The past weekend has been an eventful one, packed with family activities and horsing around with my toddler niece who’s starting to get a little too active for me.
For a long while now, I have been feeling a little down. Can’t quite pinpoint the exact cause, but I know I am shriveling inside. I know I am blessed in more ways than one, and I am thankful for all the wonderful things that the good Lord has given me – my beloved family, friends whom I can count on, material comforts and most importantly, the knowledge that life itself has a greater purpose and meaning other than the meaningless pursuits of what the earthly life can achieve if at the end of it all, it all boils down to nothing.
Still, despite the head knowledge, my heart has its own struggles. Humans are such complex creatures that it amazes me how our Creator made us. And it irks me how some people can attribute the making of Man to evolution. In my view, that’s just plain bull.
Someone once told me that you can tell your heart how to feel. The mind itself is a battlefield that we tend to overlook and underestimate. Our society keeps telling us to go with your heart, go with what your 'gut feel' tells you. But honestly, and seriously - how long does this 'gut feel' last? For some, it lasts a lifetime (good for them!) but if you are like me, who falls under the huge majority of the commonfolk, it really doesn't last that long. So who can we really trust if we can't even trust ourselves?
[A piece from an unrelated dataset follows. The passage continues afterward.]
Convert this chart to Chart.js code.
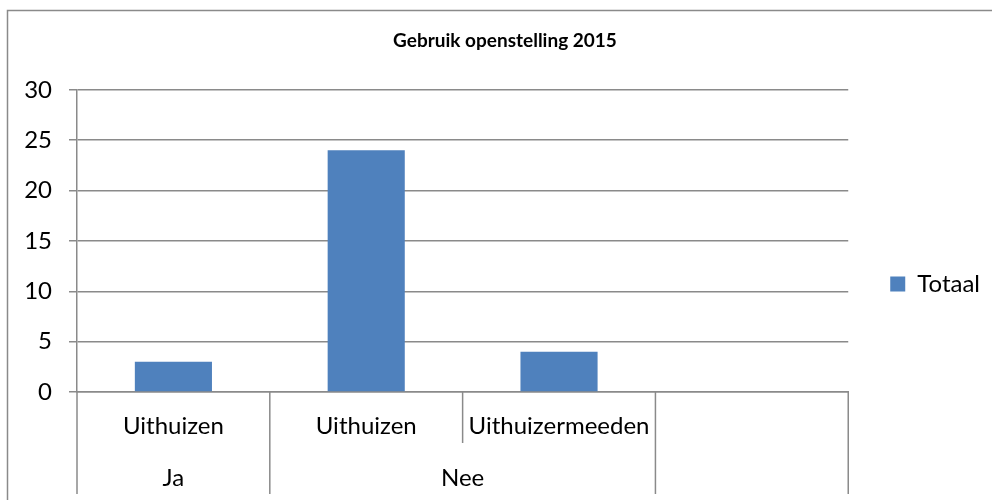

We often concur that eyes can be deceiving at times. Well, I reckon our hearts can be deceiving at times too. Am increasingly starting to disbelieve my own thoughts, my own convictions, my own worldview. The blunt truth is - I really am my own biggest skeptic.
The older I get, the more I start to question my own worldview. And the more I distrust myself. My thoughts, my convictions, my feelings, my heart. And it is precisely for this very reason that there is an increasing need for me to run to the One who has stayed constant throughout all ages. I dunno about you, but to me, that brings a hale lotsa comfort!
If He is who He says He is, and it has been proven over centuries that His Word is the undisputable Truth, then it is in Him alone I must place my complete trust and confidence, knowing that if He is my Creator, then He must also be my Saviour, my Guide and the only One who knows me from the inside out.
"Teach me to know You more, that in doing so, I may also come to know myself too."
1 comment:
Hey Lyn, how did you put music on your blog page? It's really cool. I wanna do that too!! It's very inspiring.
Didn't really know where to reply to your message regarding your trip down to Melb. Hope you have a great time down there and I guess whenever you're around Syd... I'll be here for the next 3 years - hopefully. If my studies go ok.
Chat soon! And prayers needed for my relationship and also my studies - the two most impt things at the moment.